Set task:
Say how many lines of the material below contain the word "page", with no other words.

[Start Dataset rows]

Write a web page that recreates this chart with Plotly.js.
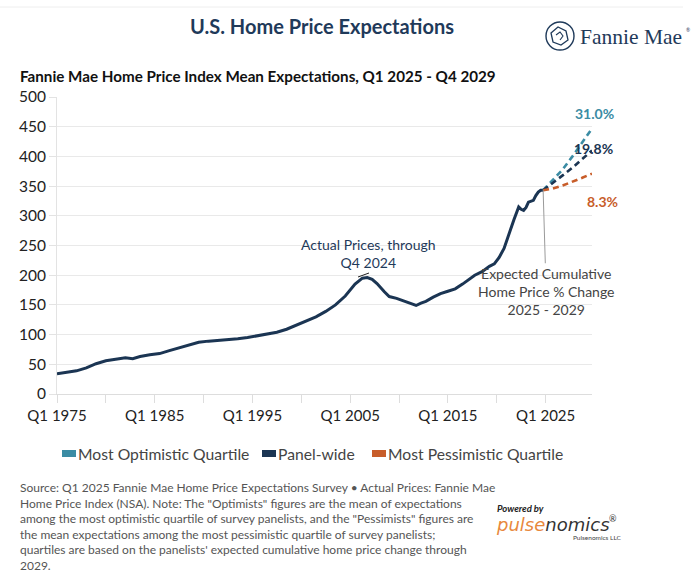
<!DOCTYPE html>
<html>
<head>
<meta charset="utf-8">
<script src="https://cdn.plot.ly/plotly-3.0.1.min.js"></script>
<style>
  html, body { margin: 0; padding: 0; background: #ffffff; }
  #chart { width: 699px; height: 579px; }
</style>
</head>
<body>
<div id="chart"></div>
<script>
// ---------------- DATA ----------------
// Actual Fannie Mae Home Price Index (NSA) (x = year + (quarter-1)/4)
const histYears = [1975.0, 1976.0, 1977.0, 1978.0, 1979.0, 1980.0, 1981.0, 1982.0, 1982.75, 1983.5,
  1984.5, 1985.5, 1986.5, 1987.5, 1988.5, 1989.5, 1990.5, 1991.5, 1992.5, 1993.5,
  1994.5, 1995.5, 1996.5, 1997.5, 1998.5, 1999.5, 2000.5, 2001.5, 2002.5, 2003.5,
  2004.5, 2005.5, 2006.25, 2006.75, 2007.25, 2007.75, 2008.5, 2009.0, 2009.75, 2010.5,
  2011.0, 2011.75, 2012.25, 2012.75, 2013.5, 2014.25, 2015.0, 2015.75, 2016.5, 2017.25,
  2017.75, 2018.5, 2019.25, 2019.75, 2020.25, 2020.75, 2021.25, 2021.75, 2022.25, 2022.5,
  2022.75, 2023.0, 2023.25, 2023.75, 2024.0, 2024.25, 2024.5, 2024.75];
const histValues = [34, 36, 39, 44, 51, 56, 59, 61, 59.5, 63,
  66, 68, 73, 78, 82, 87, 89, 90, 91, 93,
  95, 98, 100, 104, 109, 116, 123, 130, 139, 150,
  165, 185, 195, 196, 193, 186, 172, 164, 161, 156,
  153, 149, 153, 156, 163, 169, 173, 177, 185, 194,
  200, 206, 215, 219, 230, 245, 270, 293, 315, 311,
  309, 314, 323, 326, 334, 340, 343, 343];

// Expectations Q4 2024 -> Q4 2029
const fcYears = [2024.75, 2025.75, 2026.75, 2027.75, 2028.75, 2029.75];
const optimisticValues = [343, 360, 378, 400, 423, 447];
const panelValues = [343, 355, 368, 381, 395, 410];
const pessimisticValues = [343, 346, 351, 357, 364, 371];

const seriesNames = ["Most Optimistic Quartile", "Panel-wide", "Most Pessimistic Quartile"];
const pctLabels = ["31.0%", "19.8%", "8.3%"];

const tickYears = [1975, 1980, 1985, 1990, 1995, 2000, 2005, 2010, 2015, 2020, 2025];
const tickLabels = ["Q1 1975", "", "Q1 1985", "", "Q1 1995", "", "Q1 2005", "", "Q1 2015", "", "Q1 2025"];

// ---------------- STYLE ----------------
const TEAL = "#3b8ca4", NAVY = "#1b3553", ORANGE = "#c85d2a";
const colors = [TEAL, NAVY, ORANGE];
const FONT = "Lato, 'Source Sans Pro', Roboto, sans-serif";

const W = 699, H = 579;
const M = { l: 57, r: 107, t: 97, b: 185 };
const PW = W - M.l - M.r, PH = H - M.t - M.b;
const px = v => (v - M.l) / PW;           // pixel x -> paper x
const py = v => (H - M.b - v) / PH;       // pixel y -> paper y

// ---------------- TRACES ----------------
const traces = [
  { x: histYears, y: histValues, type: "scatter", mode: "lines",
    line: { color: NAVY, width: 3 }, showlegend: false, hoverinfo: "skip" }
];
const fcSeries = [optimisticValues, panelValues, pessimisticValues];
fcSeries.forEach((vals, i) => {
  traces.push({ x: fcYears, y: vals, type: "scatter", mode: "lines", name: seriesNames[i],
    line: { color: colors[i], width: 2.6, dash: "6px,4px" }, showlegend: false, hoverinfo: "skip" });
});

// ---------------- ANNOTATIONS ----------------
const ann = [];
ann.push({ xref: "paper", yref: "paper", x: px(322), y: py(26), xanchor: "center", yanchor: "middle",
  text: "<b>U.S. Home Price Expectations</b>", showarrow: false,
  font: { family: FONT, size: 20, color: "#1f3a5a" } });
ann.push({ xref: "paper", yref: "paper", x: px(18), y: py(76), xanchor: "left", yanchor: "middle",
  text: "<b>Fannie Mae Home Price Index Mean Expectations, Q1 2025 - Q4 2029</b>", showarrow: false,
  font: { family: FONT, size: 15.2, color: "#111111" } });
ann.push({ xref: "paper", yref: "paper", x: px(368), y: py(254), xanchor: "center", yanchor: "middle",
  text: "Actual Prices, through<br>Q4 2024", showarrow: false,
  font: { family: FONT, size: 14, color: "#1f3a5a" } });
const lastI = histYears.length - 1;
ann.push({ xref: "x", yref: "y", x: histYears[lastI], y: histValues[lastI],
  text: "Expected Cumulative<br>Home Price % Change<br>2025 - 2029",
  showarrow: true, arrowhead: 0, arrowwidth: 1, arrowcolor: "#9a9a9a", standoff: 0,
  axref: "pixel", ayref: "pixel", ax: 3, ay: 101,
  font: { family: FONT, size: 14, color: "#444444" } });
// percentage labels
const pctPos = [[594, 113], [593, 148], [602, 201]];
pctLabels.forEach((t, i) => {
  ann.push({ xref: "paper", yref: "paper", x: px(pctPos[i][0]), y: py(pctPos[i][1]),
    xanchor: "center", yanchor: "middle", text: "<b>" + t + "</b>", showarrow: false,
    font: { family: FONT, size: 14, color: colors[i] } });
});
// custom legend
const legX = [62, 262, 372];
const shapes = [];
seriesNames.forEach((n, i) => {
  shapes.push({ type: "rect", xref: "paper", yref: "paper",
    x0: px(legX[i]), x1: px(legX[i] + 14), y0: py(457), y1: py(450),
    fillcolor: colors[i], line: { width: 0 } });
  ann.push({ xref: "paper", yref: "paper", x: px(legX[i] + 14), y: py(454),
    xanchor: "left", yanchor: "middle", text: n, showarrow: false,
    font: { family: FONT, size: 15.7, color: "#444444" } });
});
// footnote
ann.push({ xref: "paper", yref: "paper", x: px(18), y: py(478), xanchor: "left", yanchor: "top",
  align: "left", showarrow: false,
  text: "Source: Q1 2025 Fannie Mae Home Price Expectations Survey \u2022 Actual Prices: Fannie Mae<br>" +
        "Home Price Index (NSA). Note: The \"Optimists\" figures are the mean of expectations<br>" +
        "among the most optimistic quartile of survey panelists, and the \"Pessimists\" figures are<br>" +
        "the mean expectations among the most pessimistic quartile of survey panelists;<br>" +
        "quartiles are based on the panelists' expected cumulative home price change through<br>" +
        "2029.",
  font: { family: FONT, size: 12, color: "#555555" } });
// Fannie Mae logo text
ann.push({ xref: "paper", yref: "paper", x: px(578), y: py(37), xanchor: "left", yanchor: "middle",
  text: "Fannie Mae", showarrow: false,
  font: { family: "'Liberation Serif', 'DejaVu Serif', serif", size: 21.5, color: "#1f3a5a" } });
ann.push({ xref: "paper", yref: "paper", x: px(684), y: py(30), xanchor: "left", yanchor: "middle",
  text: "\u00ae", showarrow: false, font: { family: FONT, size: 5, color: "#1f3a5a" } });
// Pulsenomics logo
ann.push({ xref: "paper", yref: "paper", x: px(495), y: py(508), xanchor: "left", yanchor: "middle",
  text: "<b><i>Powered by</i></b>", showarrow: false, font: { family: FONT, size: 9.5, color: "#222" } });
ann.push({ xref: "paper", yref: "paper", x: px(494), y: py(524), xanchor: "left", yanchor: "middle",
  text: "<i><span style='color:#e8883c'>pulse</span>nomics</i>", showarrow: false,
  font: { family: "'DejaVu Sans', sans-serif", size: 18, color: "#333333" } });
ann.push({ xref: "paper", yref: "paper", x: px(607), y: py(518), xanchor: "left", yanchor: "middle",
  text: "\u00ae", showarrow: false, font: { family: FONT, size: 9, color: "#333" } });
ann.push({ xref: "paper", yref: "paper", x: px(571), y: py(537), xanchor: "left", yanchor: "middle",
  text: "Pulsenomics LLC", showarrow: false, font: { family: FONT, size: 6.5, color: "#444" } });

// ---------------- SHAPES ----------------
// faint top separator
shapes.push({ type: "line", xref: "paper", yref: "paper", x0: px(0), x1: px(683), y0: py(7), y1: py(7),
  line: { color: "#eeeeee", width: 1 } });
// small pointer under "Q4 2024"
shapes.push({ type: "line", xref: "paper", yref: "paper", x0: px(358), x1: px(369), y0: py(277), y1: py(273),
  line: { color: "#222222", width: 1 } });
// Fannie Mae emblem: circle + stylised house
shapes.push({ type: "circle", xref: "paper", yref: "paper", x0: px(546), x1: px(574), y0: py(50), y1: py(22),
  line: { color: "#1f3a5a", width: 1.4 } });
const hp = [[551, 33], [558, 27], [566, 31], [568, 40], [561, 45], [553, 42]]
  .map((p, k) => (k ? "L" : "M") + px(p[0]) + "," + py(p[1])).join(" ") + " Z";
shapes.push({ type: "path", xref: "paper", yref: "paper", path: hp, line: { color: "#1f3a5a", width: 1.3 } });
const hp2 = [[556, 35], [560, 32], [563, 36], [560, 40]]
  .map((p, k) => (k ? "L" : "M") + px(p[0]) + "," + py(p[1])).join(" ");
shapes.push({ type: "path", xref: "paper", yref: "paper", path: hp2, line: { color: "#1f3a5a", width: 1.1 } });

// ---------------- LAYOUT ----------------
const layout = {
  width: W, height: H,
  margin: M,
  paper_bgcolor: "#ffffff", plot_bgcolor: "#ffffff",
  showlegend: false,
  font: { family: FONT, color: "#222222" },
  xaxis: {
    type: "linear", range: [1975, 2029.75], fixedrange: true,
    tickvals: tickYears, ticktext: tickLabels,
    ticks: "outside", ticklen: 8, tickcolor: "#dddddd", tickwidth: 1,
    showgrid: false, zeroline: false,
    showline: true, linecolor: "#dddddd", linewidth: 1,
    tickfont: { family: FONT, size: 15, color: "#222222" }
  },
  yaxis: {
    range: [0, 500], dtick: 50, tick0: 0, fixedrange: true,
    ticks: "outside", ticklen: 7, tickcolor: "#e3e3e3",
    showgrid: true, gridcolor: "#e9e9e9", gridwidth: 1, zeroline: false,
    showline: true, linecolor: "#e3e3e3", linewidth: 1,
    tickfont: { family: FONT, size: 15.5, color: "#222222" }
  },
  annotations: ann,
  shapes: shapes
};

Plotly.newPlot("chart", traces, layout, { staticPlot: true, displayModeBar: false });
</script>
</body>
</html>
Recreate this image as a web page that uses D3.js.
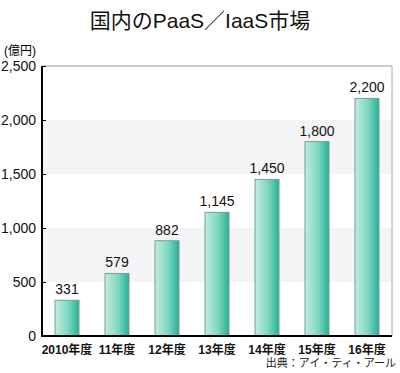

[End Dataset rows]

Answer to this exercise:
2